2011 Ekim ayında bu kez Aydıner için İbrahim Okur’lu HSYK’nın süper müfettişler kolları sıvıyorlar. Yine akıl almaz iddialar, bel altı iftiralarıyla soruşturma başlatılıyor. Aydıner de yapılan bu soruşturmaya ve hakkındaki asılsız iddialarla ilgili olarak HSYK genel kuruluna itirazda bulunuyor. Duvardan ses geliyor HSYK’dan ses çıkmıyor. ‘Haksız yere menfaat elde etmek’ten ‘kınama cezası’ yapıştırılıyor. Ayrıca verilen bu ‘kınama cezası’ da hala kesinleşmemiştir. HSYK genel kurulunda bir yıldır itiraz bekletilmektedir. Paralel abilerin sana hep yanlış bilgiler vererek seni kandırıyorlar Nazlı abla!
Kaldı ki bir savcının, hakiminin hakkında böyle bir iddia var ise ve bu iddia doğru ise verilecek ceza bellidir: Meslekten ihraç!
Eskişehir eski Başsavcısı Aydıner hakkında ihbar mektuplarını gönderenler de tespit edilmiş durumda. Yakında ortaya çıkacaklar! Nazlı abla Ekrem abine sor sen daha önce öğrenebilirsin ihbarcıları belki.
Durum budur.
Şimdi İstanbul Cumhuriyet Başsavcılığı’nda Örgütlü Suçlar Bürosunda görevli Cumhuriyet savcısı Ekrem Aydıner... Ve 17 Aralık dosyasının savcısı... Aylarca incelediği 17 ve 25 Aralık dosyasında gördüğü aleni hukuksuzları 42 maddede toplayan Aydıner bu dosyanın hukuki anlamda bir yolsuzluk dosyası değil bir darbe girişimi olduğunu görerek takipsizlik kararı verdi.

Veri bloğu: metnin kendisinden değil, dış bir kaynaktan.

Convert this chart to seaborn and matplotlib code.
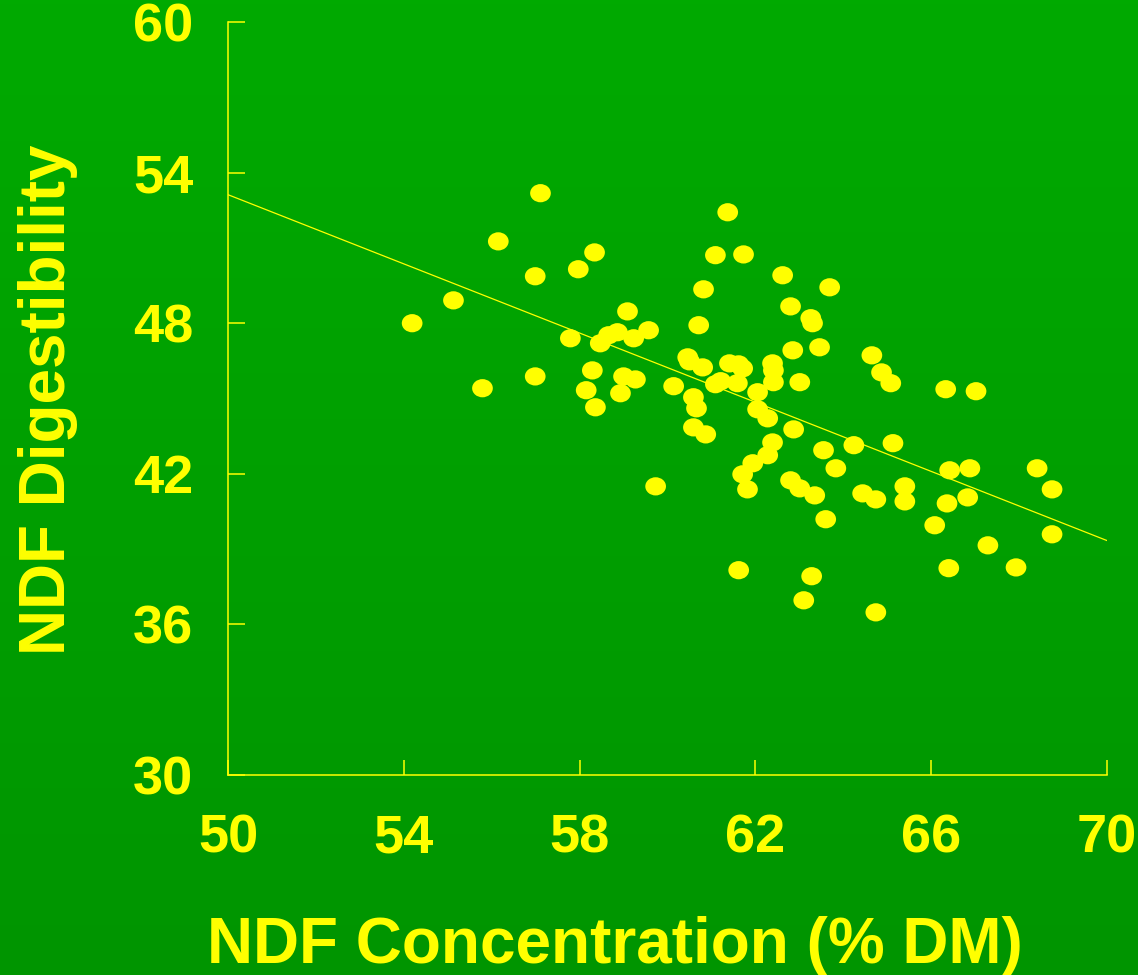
import numpy as np
import pandas as pd
import matplotlib
matplotlib.use("Agg")
import matplotlib.pyplot as plt
from matplotlib.path import Path
import seaborn as sns

# ---- data ----
ndf_conc = [54.19, 55.13, 55.79, 56.15, 56.99, 56.99, 57.11, 57.97, 57.79, 58.15,
            58.29, 58.36, 58.34, 58.47, 58.66, 58.86, 58.93, 59.00, 59.09, 59.27,
            59.23, 59.57, 59.73, 60.14, 60.46, 60.50, 60.59, 60.66, 60.59, 60.71,
            60.82, 60.80, 60.87, 61.09, 61.09, 61.21, 61.37, 61.41, 61.62, 61.71,
            61.59, 61.62, 61.71, 61.73, 61.82, 61.94, 62.05, 62.05, 62.28, 62.28,
            62.39, 62.41, 62.41, 62.39, 62.62, 62.80, 62.80, 62.85, 62.87, 63.01,
            63.01, 63.10, 63.26, 63.30, 63.35, 63.28, 63.46, 63.55, 63.60, 63.69,
            63.83, 64.24, 64.44, 64.74, 64.74, 64.65, 64.87, 65.08, 65.13, 65.40,
            65.40, 66.08, 66.33, 66.36, 66.42, 66.40, 66.88, 66.83, 67.02, 67.29,
            67.93, 68.41, 68.75, 68.75]
ndf_dig = [48.00, 48.91, 45.41, 51.26, 49.87, 45.88, 53.18, 50.15, 47.40, 45.33,
           46.12, 44.65, 50.82, 47.20, 47.52, 47.64, 45.21, 45.88, 48.47, 45.76,
           47.40, 47.72, 41.50, 45.49, 46.64, 46.48, 45.05, 44.61, 43.85, 47.92,
           49.35, 46.24, 43.57, 50.71, 45.57, 45.69, 52.42, 46.40, 46.36, 46.20,
           45.61, 38.16, 41.98, 50.74, 41.38, 42.42, 45.25, 44.57, 44.21, 42.74,
           46.40, 46.12, 45.65, 43.25, 49.91, 41.74, 48.67, 46.92, 43.77, 45.65,
           41.42, 36.96, 48.20, 48.00, 41.14, 37.92, 47.04, 42.94, 40.19, 49.43,
           42.22, 43.14, 41.22, 40.98, 36.48, 46.72, 46.04, 45.61, 43.22, 41.50,
           40.90, 39.95, 45.37, 40.82, 42.14, 38.24, 42.22, 41.06, 45.29, 39.15,
           38.27, 42.22, 41.38, 39.59]
fit_x = [50, 70]
fit_y = [53.12, 39.34]
x_ticks = [50, 54, 58, 62, 66, 70]
y_ticks = [30, 36, 42, 48, 54, 60]
x_label = "NDF Concentration (% DM)"
y_label = "NDF Digestibility"

YELLOW = "#FFFF00"
FONT = ["Liberation Sans", "DejaVu Sans"]

sns.set_theme(style="white")
plt.rcParams["font.family"] = FONT

W, H = 1138, 975
fig = plt.figure(figsize=(W / 100, H / 100), dpi=100)

# background vertical gradient
bg = fig.add_axes([0, 0, 1, 1], zorder=-10)
top = np.array([0x00, 0xAA, 0x00]) / 255
bot = np.array([0x00, 0x95, 0x00]) / 255
t = np.linspace(0, 1, 256)[:, None]
grad = top[None, :] * (1 - t) + bot[None, :] * t
bg.imshow(grad[:, None, :], aspect="auto", extent=[0, 1, 0, 1])
bg.set_axis_off()

ax = fig.add_axes([228 / W, 1 - 775 / H, (1107 - 228) / W, (775 - 22) / H])
ax.set_facecolor("none")

df = pd.DataFrame({"conc": ndf_conc, "dig": ndf_dig})
circ = Path.unit_circle()
ellipse = Path(circ.vertices * np.array([1.0, 0.88]), circ.codes)
sns.scatterplot(data=df, x="conc", y="dig", ax=ax, color=YELLOW,
                marker=ellipse, s=222, edgecolor="none", linewidth=0,
                zorder=3, clip_on=False)
sns.lineplot(x=fit_x, y=fit_y, ax=ax, color=YELLOW, linewidth=0.9, zorder=2)

ax.set_xlim(50, 70)
ax.set_ylim(30, 60)
ax.set_xticks(x_ticks)
ax.set_yticks(y_ticks)
ax.set_xlabel("")
ax.set_ylabel("")

for side in ["top", "right"]:
    ax.spines[side].set_visible(False)
for side in ["left", "bottom"]:
    ax.spines[side].set_visible(True)
    ax.spines[side].set_color(YELLOW)
    ax.spines[side].set_linewidth(1.1)

ax.tick_params(axis="x", direction="in", length=11, width=1.1, color=YELLOW,
               labelcolor=YELLOW, labelsize=39, pad=28, bottom=True)
ax.tick_params(axis="y", direction="in", length=12.5, width=1.1, color=YELLOW,
               labelcolor=YELLOW, labelsize=39, pad=25, left=True)
for lab in ax.get_xticklabels() + ax.get_yticklabels():
    lab.set_fontweight("bold")
    lab.set_family(FONT)
for lab in ax.get_yticklabels():
    lab.set_y(lab.get_position()[1])

fig.text(615 / W, 1 - 963 / H, x_label, ha="center", va="baseline",
         fontsize=46, fontweight="bold", color=YELLOW, family=FONT)
fig.text(65 / W, 1 - 400 / H, y_label, ha="center", va="baseline",
         rotation=90, rotation_mode="anchor",
         fontsize=46, fontweight="bold", color=YELLOW, family=FONT)

fig.savefig("out.png", dpi=100)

Şimdi anladınız mı İstanbul Cumhuriyet savcısı Ekrem Aydıner paralel örgüt tarafından ne zaman hedefe konmuş!
Ekrem Aydıner’i yıpratmayacaklar da kimi yıpratacaklar?
Nazlı Ilıcak diyor ki, sicili düzelsin diye hükümetle anlaşma yaptı ve dosyayı kapattı. Sicilinde kesinleşmiş bir ceza yok ki hükümetle anlaşma yapsın. Ah Nazlı Ilıcak ah!
Eyy Nazlı Ilıcak, Aydıner’in sicili anasının sütü gibi ak. Tıpkı paralel örgüt tarafından örgütlerinin menfaati için sicilleri bozulan diğer yargı mensupları gibi. Ama sen kendi siciline bak. Ne yapsan düzelmeyecek sicilin!
Ve eyy Sezgin Tanrıkulu, Kürt sorunun müsebbibi CHP’den siyaset yaparak çözüm sürecine ihanette ettin. Bari hukuka ihanet etme!